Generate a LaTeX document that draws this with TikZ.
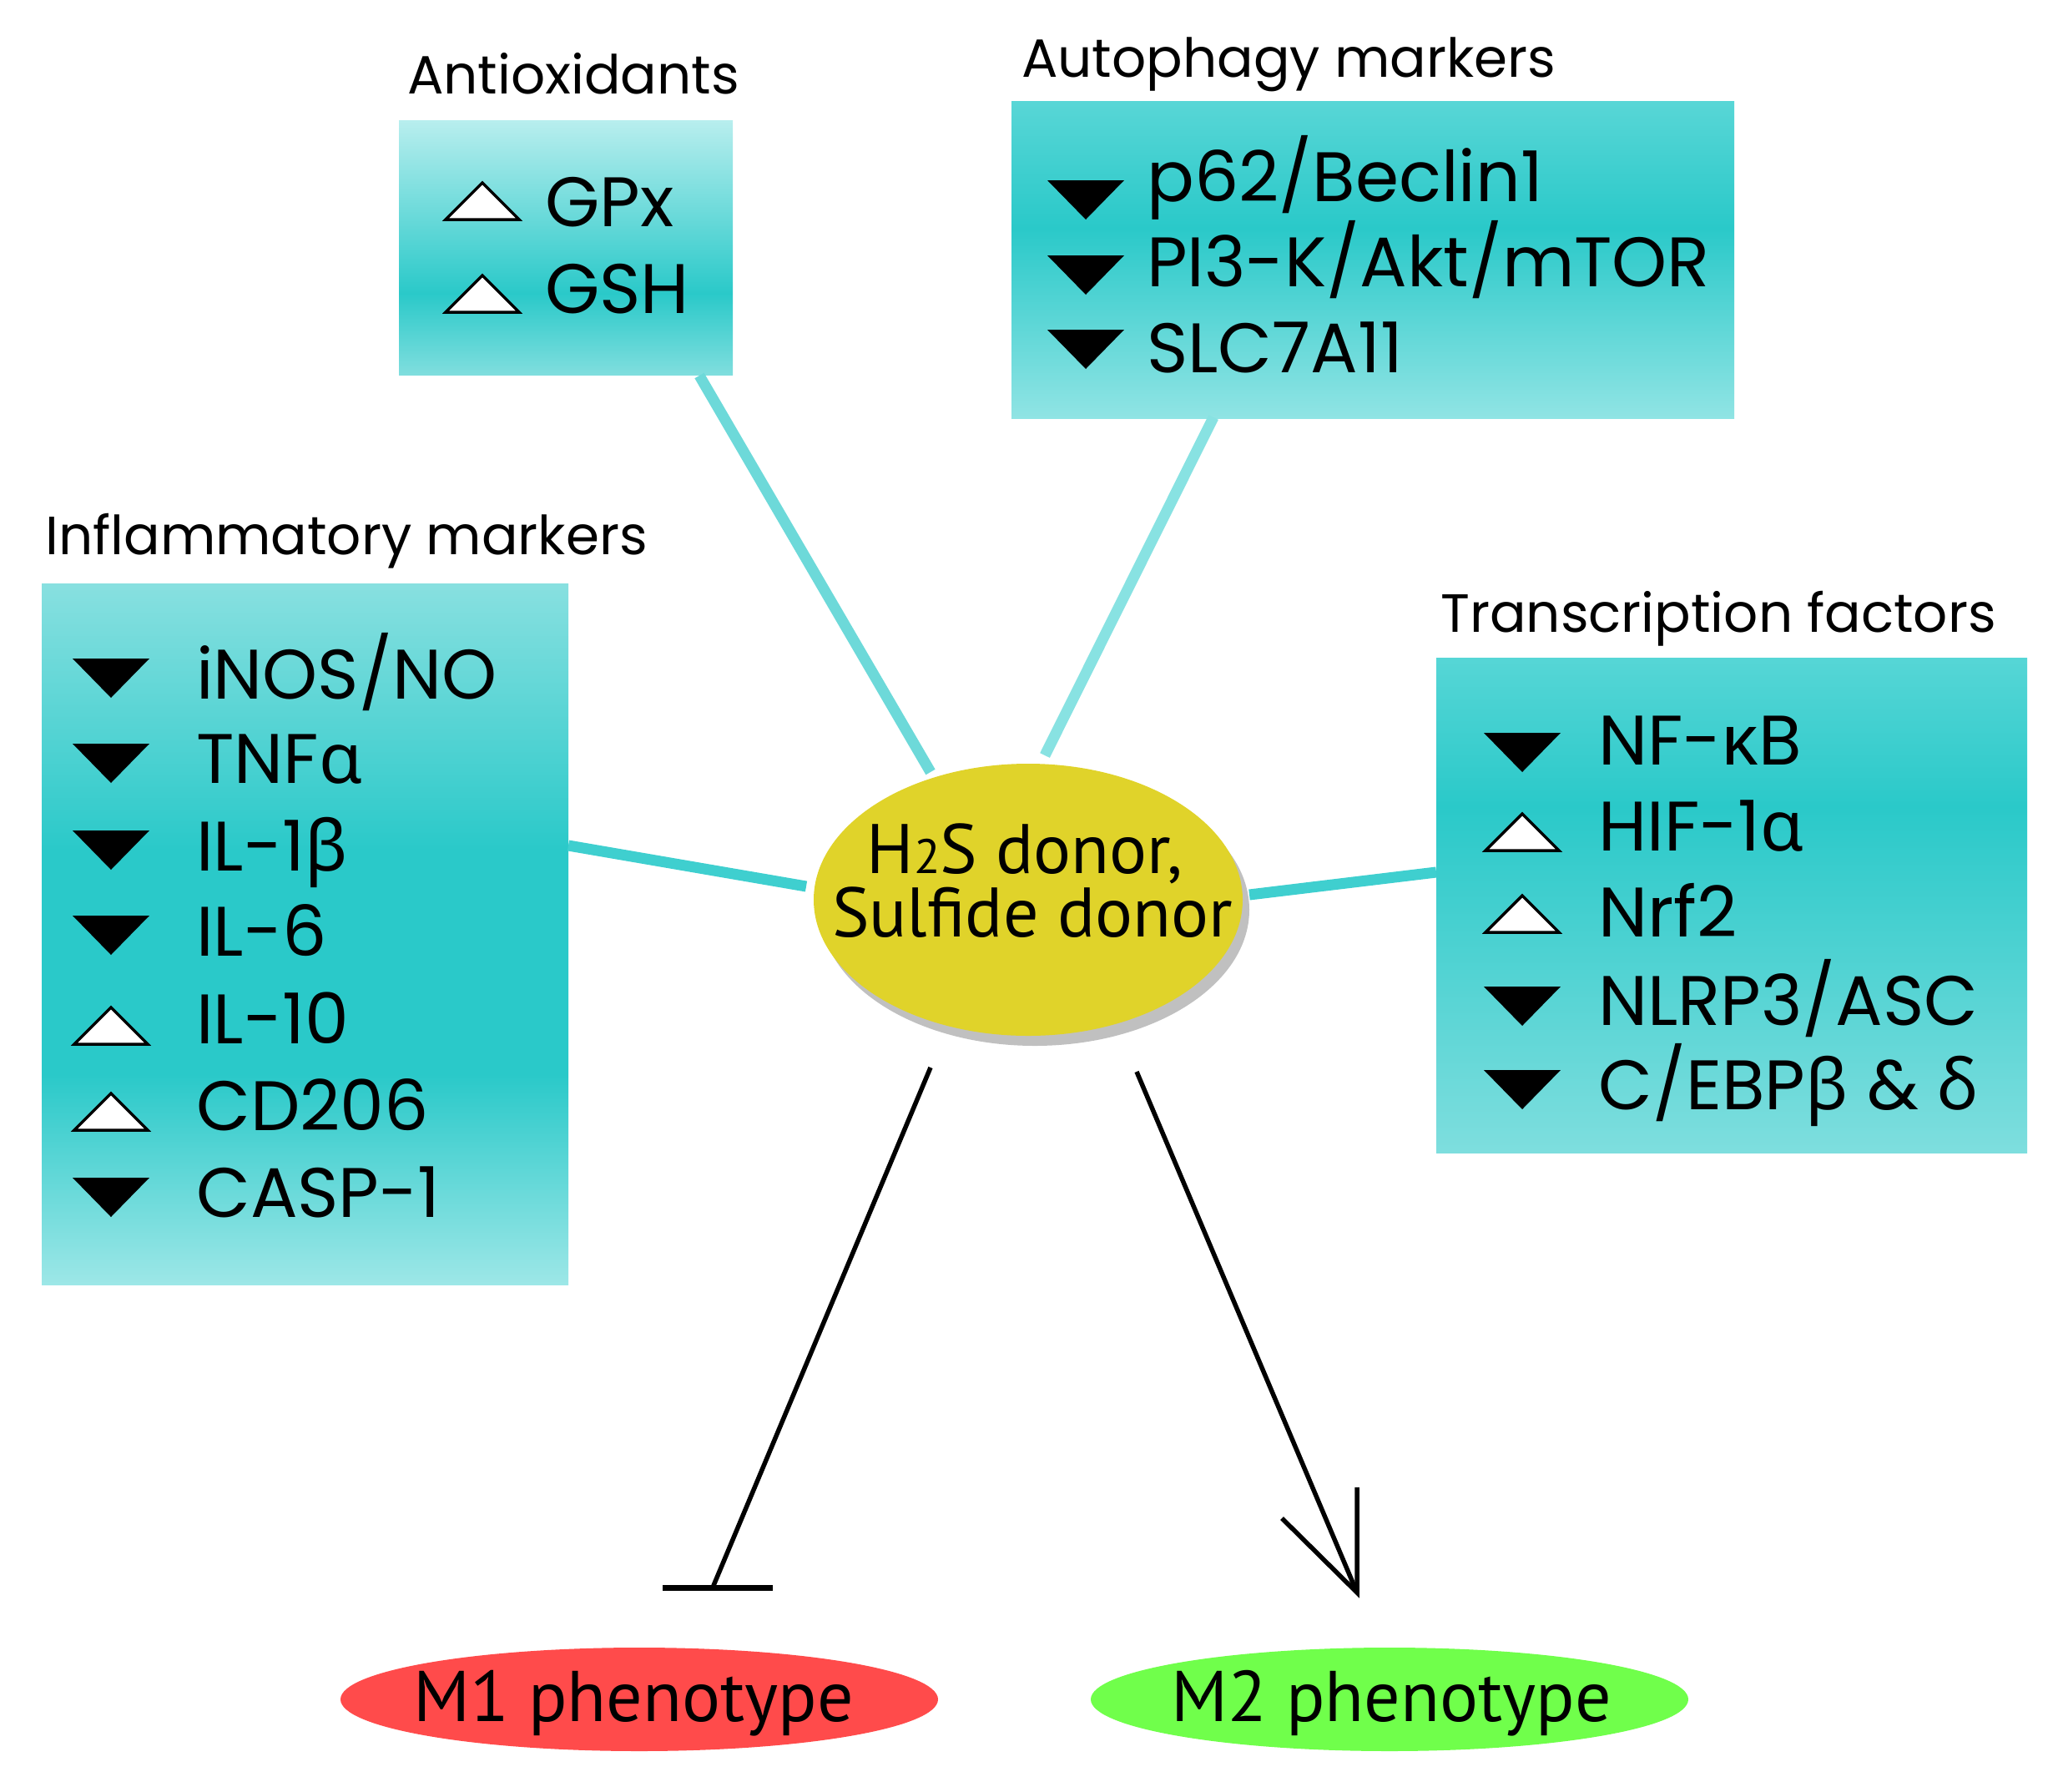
\documentclass[tikz,border=0pt]{standalone}
\usepackage{fontspec}
\setmainfont{Poppins}
\newfontfamily\grk{Noto Sans}
\newfontfamily\ptsans{PT Sans}
\usetikzlibrary{shapes.geometric}
\definecolor{tealD}{HTML}{2AC9C9}
\definecolor{antT}{HTML}{B8EEEE}
\definecolor{antB}{HTML}{80DEDE}
\definecolor{autT}{HTML}{58D6D6}
\definecolor{autB}{HTML}{90E4E4}
\definecolor{infT}{HTML}{88E0E0}
\definecolor{infB}{HTML}{9DE7E7}
\definecolor{trT}{HTML}{56D6D6}
\definecolor{trB}{HTML}{7EDEDE}
\definecolor{lineA}{HTML}{6DD9D9}
\definecolor{lineB}{HTML}{88E2E2}
\definecolor{lineC}{HTML}{3FCFCF}
\definecolor{donor}{HTML}{E0D32A}
\definecolor{shadowgray}{HTML}{C0C0C0}
\definecolor{mone}{HTML}{FF4B4B}
\definecolor{mtwo}{HTML}{70FF4B}
\pgfdeclareverticalshading{antshade}{100bp}{color(0bp)=(antB); color(25bp)=(antB); color(41bp)=(tealD); color(75bp)=(antT); color(100bp)=(antT)}
\pgfdeclareverticalshading{autshade}{100bp}{color(0bp)=(autB); color(25bp)=(autB); color(55bp)=(tealD); color(75bp)=(autT); color(100bp)=(autT)}
\pgfdeclareverticalshading{infshade}{100bp}{color(0bp)=(infB); color(25bp)=(infB); color(40bp)=(tealD); color(56bp)=(tealD); color(75bp)=(infT); color(100bp)=(infT)}
\pgfdeclareverticalshading{trshade}{100bp}{color(0bp)=(trB); color(25bp)=(trB); color(60bp)=(tealD); color(75bp)=(trT); color(100bp)=(trT)}
\tikzset{
  panel/.style={rectangle, draw=none, inner sep=0, anchor=north west},
  item/.style={inner sep=0, anchor=base west, font=\fontsize{84}{84}\selectfont},
  ttl/.style={inner sep=0, anchor=base west, font=\fontsize{64.5}{64.5}\selectfont},
  ctext/.style={inner sep=0, anchor=base, font=\ptsans\fontsize{84}{84}\selectfont},
  tealline/.style={line width=13, line cap=butt},
  blackline/.style={line width=5.5, black},
  pheno/.style={ellipse, draw=none, inner sep=0, minimum width=716, minimum height=124},
  phenotext/.style={inner sep=0, anchor=base, font=\ptsans\fontsize{86}{86}\selectfont},
}
\newcommand\tdn[2]{\fill[black] ({#1-46},{#2-47}) -- ({#1+46},{#2-47}) -- (#1,#2) -- cycle;}
\newcommand\tup[2]{\filldraw[fill=white, draw=black, line width=3.5, line join=miter] ({#1-44},{#2-1}) -- ({#1+44},{#2-1}) -- (#1,{#2-45}) -- cycle;}
\begin{document}
\begin{tikzpicture}[x=1pt, y=-1pt]
\useasboundingbox (0,0) rectangle (2466,2147);
% panels
\node[panel, shading=antshade, minimum width=400, minimum height=305] (ant) at (478,144) {};
\node[panel, shading=autshade, minimum width=866, minimum height=380] (aut) at (1212,121) {};
\node[panel, shading=infshade, minimum width=631, minimum height=840] (inf) at (50,699) {};
\node[panel, shading=trshade, minimum width=708, minimum height=593] (tr) at (1721,788) {};
% titles
\node[ttl] (antt) at (488,112) {Antioxidants};
\node[ttl] (autt) at (1224,92) {Autophagy markers};
\node[ttl] (inft) at (54,664) {Inflammatory markers};
\node[ttl] (trt) at (1726,757) {Transcription factors};
% antioxidants
\tup{578}{264}
\node[item] (gpx) at (653,271) {GPx};
\tup{578}{375}
\node[item] (gsh) at (653,375) {GSH};
% autophagy
\tdn{1301}{263}
\node[item] (p62) at (1374,241) {p62/Beclin1};
\tdn{1301}{353}
\node[item] (pi3) at (1374,343) {PI3-K/Akt/mTOR};
\tdn{1301}{442}
\node[item] (slc) at (1374,446) {SLC7A11};
% inflammatory
\tdn{133}{836}
\node[item] (inos) at (235,837) {iNOS/NO};
\tdn{133}{938}
\node[item] (tnf) at (235,938) {TNF{\grk α}};
\tdn{133}{1042}
\node[item] (il1) at (235,1043) {IL-1{\grk β}};
\tdn{133}{1144}
\node[item] (il6) at (235,1145) {IL-6};
\tup{133}{1252}
\node[item] (il10) at (235,1250) {IL-10};
\tup{133}{1355}
\node[item] (cd) at (235,1354) {CD206};
\tdn{133}{1458}
\node[item] (casp) at (235,1458) {CASP-1};
% transcription
\tdn{1824}{925}
\node[item] (nfkb) at (1915,916) {NF-{\grk κ}B};
\tup{1824}{1020}
\node[item] (hif) at (1915,1019) {HIF-1{\grk α}};
\tup{1824}{1118}
\node[item] (nrf) at (1915,1122) {Nrf2};
\tdn{1824}{1229}
\node[item] (nlrp) at (1915,1228) {NLRP3/ASC};
\tdn{1824}{1329}
\node[item] (cebp) at (1915,1329) {C/EBP{\grk β} \& {\grk δ}};
% center
\fill[shadowgray] (1240,1090) ellipse [x radius=257, y radius=163];
\node[ellipse, fill=donor, minimum width=514, minimum height=326, inner sep=0] (h2s) at (1232,1078) {};
\node[ctext] (l1) at (1228,1046) {H{\fontsize{58}{58}\selectfont 2}S donor,};
\node[ctext] (l2) at (1237,1122) {Sulfide donor};
% connector ends
\coordinate (antE) at (838,450);
\coordinate (antH) at (1115,925);
\coordinate (autE) at (1454,500);
\coordinate (autH) at (1252,905);
\coordinate (infE) at (681,1013);
\coordinate (infH) at (966,1062);
\coordinate (trE) at (1721,1045);
\coordinate (trH) at (1497,1072);
\draw[tealline, lineA] (antE) -- (antH);
\draw[tealline, lineB] (autE) -- (autH);
\draw[tealline, lineC] (infE) -- (infH);
\draw[tealline, lineC] (trE) -- (trH);
% outcomes
\node[pheno, fill=mone] (m1) at (766,2036) {};
\node[phenotext] (m1t) at (759,2062) {M1 phenotype};
\node[pheno, fill=mtwo] (m2) at (1665,2036) {};
\node[phenotext] (m2t) at (1667,2062) {M2 phenotype};
\coordinate (inhS) at (1115,1279);
\coordinate (inhE) at (854,1902);
\coordinate (barL) at (794,1902);
\coordinate (barR) at (926,1902);
\draw[blackline] (inhS) -- (inhE);
\draw[black, line width=7] (barL) -- (barR);
\coordinate (arS) at (1362,1284);
\coordinate (arE) at (1626,1908);
\coordinate (arV) at (1626,1782);
\coordinate (arB) at (1536,1819);
\draw[blackline] (arS) -- (arE);
\draw[blackline, line join=miter] (arV) -- (arE) -- (arB);
\end{tikzpicture}
\end{document}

__________

Output each line exactly; omit every picture.

Generate a LaTeX document that draws this with TikZ.
\documentclass[tikz,border=0pt]{standalone}
\usepackage{fontspec}
\setmainfont{Poppins}
\newfontfamily\grk{Noto Sans}
\newfontfamily\ptsans{PT Sans}
\usetikzlibrary{shapes.geometric}
\definecolor{tealD}{HTML}{2AC9C9}
\definecolor{antT}{HTML}{B8EEEE}
\definecolor{antB}{HTML}{80DEDE}
\definecolor{autT}{HTML}{58D6D6}
\definecolor{autB}{HTML}{90E4E4}
\definecolor{infT}{HTML}{88E0E0}
\definecolor{infB}{HTML}{9DE7E7}
\definecolor{trT}{HTML}{56D6D6}
\definecolor{trB}{HTML}{7EDEDE}
\definecolor{lineA}{HTML}{6DD9D9}
\definecolor{lineB}{HTML}{88E2E2}
\definecolor{lineC}{HTML}{3FCFCF}
\definecolor{donor}{HTML}{E0D32A}
\definecolor{shadowgray}{HTML}{C0C0C0}
\definecolor{mone}{HTML}{FF4B4B}
\definecolor{mtwo}{HTML}{70FF4B}
\pgfdeclareverticalshading{antshade}{100bp}{color(0bp)=(antB); color(25bp)=(antB); color(41bp)=(tealD); color(75bp)=(antT); color(100bp)=(antT)}
\pgfdeclareverticalshading{autshade}{100bp}{color(0bp)=(autB); color(25bp)=(autB); color(55bp)=(tealD); color(75bp)=(autT); color(100bp)=(autT)}
\pgfdeclareverticalshading{infshade}{100bp}{color(0bp)=(infB); color(25bp)=(infB); color(40bp)=(tealD); color(56bp)=(tealD); color(75bp)=(infT); color(100bp)=(infT)}
\pgfdeclareverticalshading{trshade}{100bp}{color(0bp)=(trB); color(25bp)=(trB); color(60bp)=(tealD); color(75bp)=(trT); color(100bp)=(trT)}
\tikzset{
  panel/.style={rectangle, draw=none, inner sep=0, anchor=north west},
  item/.style={inner sep=0, anchor=base west, font=\fontsize{84}{84}\selectfont},
  ttl/.style={inner sep=0, anchor=base west, font=\fontsize{64.5}{64.5}\selectfont},
  ctext/.style={inner sep=0, anchor=base, font=\ptsans\fontsize{84}{84}\selectfont},
  tealline/.style={line width=13, line cap=butt},
  blackline/.style={line width=5.5, black},
  pheno/.style={ellipse, draw=none, inner sep=0, minimum width=716, minimum height=124},
  phenotext/.style={inner sep=0, anchor=base, font=\ptsans\fontsize{86}{86}\selectfont},
}
\newcommand\tdn[2]{\fill[black] ({#1-46},{#2-47}) -- ({#1+46},{#2-47}) -- (#1,#2) -- cycle;}
\newcommand\tup[2]{\filldraw[fill=white, draw=black, line width=3.5, line join=miter] ({#1-44},{#2-1}) -- ({#1+44},{#2-1}) -- (#1,{#2-45}) -- cycle;}
\begin{document}
\begin{tikzpicture}[x=1pt, y=-1pt]
\useasboundingbox (0,0) rectangle (2466,2147);
% panels
\node[panel, shading=antshade, minimum width=400, minimum height=305] (ant) at (478,144) {};
\node[panel, shading=autshade, minimum width=866, minimum height=380] (aut) at (1212,121) {};
\node[panel, shading=infshade, minimum width=631, minimum height=840] (inf) at (50,699) {};
\node[panel, shading=trshade, minimum width=708, minimum height=593] (tr) at (1721,788) {};
% titles
\node[ttl] (antt) at (488,112) {Antioxidants};
\node[ttl] (autt) at (1224,92) {Autophagy markers};
\node[ttl] (inft) at (54,664) {Inflammatory markers};
\node[ttl] (trt) at (1726,757) {Transcription factors};
% antioxidants
\tup{578}{264}
\node[item] (gpx) at (653,271) {GPx};
\tup{578}{375}
\node[item] (gsh) at (653,375) {GSH};
% autophagy
\tdn{1301}{263}
\node[item] (p62) at (1374,241) {p62/Beclin1};
\tdn{1301}{353}
\node[item] (pi3) at (1374,343) {PI3-K/Akt/mTOR};
\tdn{1301}{442}
\node[item] (slc) at (1374,446) {SLC7A11};
% inflammatory
\tdn{133}{836}
\node[item] (inos) at (235,837) {iNOS/NO};
\tdn{133}{938}
\node[item] (tnf) at (235,938) {TNF{\grk α}};
\tdn{133}{1042}
\node[item] (il1) at (235,1043) {IL-1{\grk β}};
\tdn{133}{1144}
\node[item] (il6) at (235,1145) {IL-6};
\tup{133}{1252}
\node[item] (il10) at (235,1250) {IL-10};
\tup{133}{1355}
\node[item] (cd) at (235,1354) {CD206};
\tdn{133}{1458}
\node[item] (casp) at (235,1458) {CASP-1};
% transcription
\tdn{1824}{925}
\node[item] (nfkb) at (1915,916) {NF-{\grk κ}B};
\tup{1824}{1020}
\node[item] (hif) at (1915,1019) {HIF-1{\grk α}};
\tup{1824}{1118}
\node[item] (nrf) at (1915,1122) {Nrf2};
\tdn{1824}{1229}
\node[item] (nlrp) at (1915,1228) {NLRP3/ASC};
\tdn{1824}{1329}
\node[item] (cebp) at (1915,1329) {C/EBP{\grk β} \& {\grk δ}};
% center
\fill[shadowgray] (1240,1090) ellipse [x radius=257, y radius=163];
\node[ellipse, fill=donor, minimum width=514, minimum height=326, inner sep=0] (h2s) at (1232,1078) {};
\node[ctext] (l1) at (1228,1046) {H{\fontsize{58}{58}\selectfont 2}S donor,};
\node[ctext] (l2) at (1237,1122) {Sulfide donor};
% connector ends
\coordinate (antE) at (838,450);
\coordinate (antH) at (1115,925);
\coordinate (autE) at (1454,500);
\coordinate (autH) at (1252,905);
\coordinate (infE) at (681,1013);
\coordinate (infH) at (966,1062);
\coordinate (trE) at (1721,1045);
\coordinate (trH) at (1497,1072);
\draw[tealline, lineA] (antE) -- (antH);
\draw[tealline, lineB] (autE) -- (autH);
\draw[tealline, lineC] (infE) -- (infH);
\draw[tealline, lineC] (trE) -- (trH);
% outcomes
\node[pheno, fill=mone] (m1) at (766,2036) {};
\node[phenotext] (m1t) at (759,2062) {M1 phenotype};
\node[pheno, fill=mtwo] (m2) at (1665,2036) {};
\node[phenotext] (m2t) at (1667,2062) {M2 phenotype};
\coordinate (inhS) at (1115,1279);
\coordinate (inhE) at (854,1902);
\coordinate (barL) at (794,1902);
\coordinate (barR) at (926,1902);
\draw[blackline] (inhS) -- (inhE);
\draw[black, line width=7] (barL) -- (barR);
\coordinate (arS) at (1362,1284);
\coordinate (arE) at (1626,1908);
\coordinate (arV) at (1626,1782);
\coordinate (arB) at (1536,1819);
\draw[blackline] (arS) -- (arE);
\draw[blackline, line join=miter] (arV) -- (arE) -- (arB);
\end{tikzpicture}
\end{document}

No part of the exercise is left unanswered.